Compte tenu de la diversité des profils de ces sociétés, quels sont les critères retenus pour inclure ou non une entreprise dans le fonds? «Les critères d’éligibilité sont plus qualitatifs que quantitatifs. Nous n’avons pas fixé de seuil spécifique de chiffre d’affaires, par exemple d’au moins 50%, en lien avec l’intelligence artificielle», explique Rolando Grandi. «Nous cherchons plutôt à savoir si une entreprise dispose des ressources nécessaires non seulement pour pouvoir appliquer cette technologie mais aussi la capacité de la déployer».

«La réglementation sur la protection des données constitue
un frein pour l’essor de projets précurseurs.»

La quantité de données à disposition est aussi un aspect favorisant la compétitivité des entreprises dans ce domaine. «Souvent, ce sont les sociétés actives dans des secteurs dans lesquels elles ont accès à de très grandes quantités de données qui disposent d’un avantage compétitif pour exploiter les possibilités de l’intelligence artificielle. Plus un système a la possibilité de traiter une grande quantité de données, plus il a des chances de progresser», explique-t-il. Les émetteurs de cartes de crédit ou des sociétés de logistique tirent parti de cet aspect. A l’inverse, certaines firmes purement technologiques, comme IBM, n’ont pas réussi à décoller dans l’intelligence artificielle en dépit de leur avantage initial. «IBM a certes été pionnière dans l’intelligence artificielle avec son projet Watson, mais elle n’a pas été suffisamment innovante pour qu’on l’inclue dans notre portefeuille de titres», nuance l’expert.

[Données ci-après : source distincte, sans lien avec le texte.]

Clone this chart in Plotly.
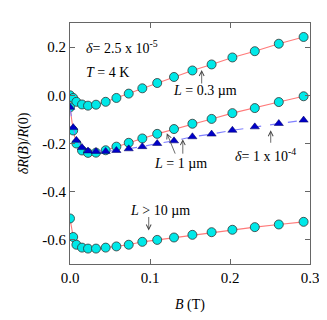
import plotly.graph_objects as go

# field values (T)
b_field = [0, 0.004, 0.008, 0.015, 0.0225, 0.0325, 0.0446, 0.058, 0.0734, 0.0904,
           0.109, 0.130, 0.153, 0.177, 0.203, 0.231, 0.261, 0.292]

# L = 0.3 um, delta = 2.5e-5
r_short = [0.0, -0.011, -0.027, -0.038, -0.043, -0.039, -0.027, -0.011, 0.007, 0.029,
           0.051, 0.076, 0.103, 0.128, 0.157, 0.183, 0.214, 0.242]
# L = 1 um, delta = 2.5e-5
r_mid = [-0.05, -0.146, -0.200, -0.229, -0.239, -0.238, -0.228, -0.213, -0.197, -0.179,
         -0.160, -0.140, -0.118, -0.098, -0.074, -0.053, -0.028, -0.004]
# L = 1 um, delta = 1e-4
r_mid_d = [-0.05, -0.134, -0.187, -0.217, -0.231, -0.233, -0.233, -0.229, -0.222, -0.213,
           -0.200, -0.189, -0.172, -0.161, -0.145, -0.131, -0.117, -0.103]
# L > 10 um
r_long = [-0.511, -0.588, -0.620, -0.632, -0.636, -0.636, -0.632, -0.627, -0.620, -0.608,
          -0.600, -0.590, -0.579, -0.568, -0.558, -0.547, -0.536, -0.525]

FONT = "Liberation Serif"
AXIS = "#666666"

fig = go.Figure()

circle = dict(symbol="circle", size=9, color="#00e8e8", line=dict(color="#333333", width=0.8))
red_line = dict(color="#ff7a7a", width=1.1)

fig.add_trace(go.Scatter(x=b_field, y=r_short, mode="lines+markers", line=red_line, marker=circle))
fig.add_trace(go.Scatter(x=b_field, y=r_mid, mode="lines+markers", line=red_line, marker=circle))
fig.add_trace(go.Scatter(x=b_field, y=r_mid_d, mode="lines+markers",
                         line=dict(color="#8080ff", width=1.1, dash="dash"),
                         marker=dict(symbol="triangle-up", size=8, color="#0000c8",
                                     line=dict(color="#000060", width=0.5))))
fig.add_trace(go.Scatter(x=b_field, y=r_long, mode="lines+markers", line=red_line, marker=circle))

# text labels
labels = [
    (0.018, 0.199, "<i>δ</i>= 2.5 x 10<sup>-5</sup>"),
    (0.018, 0.093, "<i>T</i> = 4 K"),
    (0.126, 0.022, "<i>L</i> = 0.3 µm"),
    (0.103, -0.282, "<i>L</i> = 1 µm"),
    (0.204, -0.247, "<i>δ</i>= 1 x 10<sup>-4</sup>"),
    (0.073, -0.477, "<i>L</i> > 10 µm"),
]
for x, y, t in labels:
    fig.add_annotation(x=x, y=y, text=t, showarrow=False, xanchor="left", yanchor="middle",
                       font=dict(family=FONT, size=14, color="black"))

# arrows: tip (x, y), tail offset (ax, ay) in px
arrows = [
    (0.1646, 0.105, 0, 15),
    (0.121, -0.157, 9, 22),
    (0.141, -0.182, 0, 16),
    (0.2509, -0.145, 0, 14),
    (0.0984, -0.561, 0, -15),
]
for x, y, ax, ay in arrows:
    fig.add_annotation(x=x, y=y, ax=ax, ay=ay, text="", showarrow=True, arrowhead=5,
                       arrowsize=1.2, arrowwidth=0.8, arrowcolor="#444444")

axis_style = dict(showline=True, linecolor=AXIS, linewidth=1, mirror="ticks", ticks="inside",
                  ticklen=5, tickcolor=AXIS, showgrid=False, zeroline=False,
                  tickfont=dict(family=FONT, size=15, color="black"))

fig.update_xaxes(range=[0, 0.3], dtick=0.1, tickformat=".1f",
                 title=dict(text="<i>B</i> (T)", font=dict(family=FONT, size=14, color="black"), standoff=14),
                 **axis_style)
fig.update_yaxes(range=[-0.7, 0.3], tickvals=[-0.6, -0.4, -0.2, 0.0, 0.2],
                 ticktext=["-0.6", "-0.4", "-0.2", "0.0", "0.2"],
                 title=dict(text="<i>δR</i>(<i>B</i>)/<i>R</i>(0)", font=dict(family=FONT, size=14, color="black"), standoff=10),
                 **axis_style)

fig.update_layout(width=327, height=320, margin=dict(l=62, r=25, t=15, b=64),
                  plot_bgcolor="white", paper_bgcolor="white", showlegend=False)

fig.write_html("out.html")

La Chine a accès à de vastes quantités de données

Quels pays ont les meilleures cartes pour s’imposer dans ce domaine? Pour Rolando Grandi, qui se déplace souvent en Asie, pas de doute, la Chine rattrape à très grands pas son rival américain. «La Chine est désormais quasiment à égalité avec les Etats-Unis dans les domaines de l’intelligence artificielle et de l’apprentissage automatique», estime le spécialiste. «La partie se joue essentiellement entre les Etats-Unis, la Chine et Israël, en troisième position, même si ce pays se situe loin derrière les deux premiers», juge-t-il. Et qu’en est-il de l’Europe? «Je ne pense pas que l’on verra beaucoup de sociétés européennes émerger comme leaders de l’intelligence artificielle. Le financement des start-up prend trop de temps et la réglementation sur la protection des données constituent un frein pour l’essor de projets précurseurs», analyse-t-il. Cela n’empêche toutefois pas que certaines parviennent à tirer leur épingle du jeu dans l’application des technologies rendues possibles par l’intelligence artificielle, comme par exemple Adyen.

Si l’intelligence artificielle connaît actuellement un développement très rapide, Rolando Grandi conseille néanmoins aux investisseurs intéressés par cette thématique de garder un horizon de moyen à long terme, soit entre trois et cinq ans.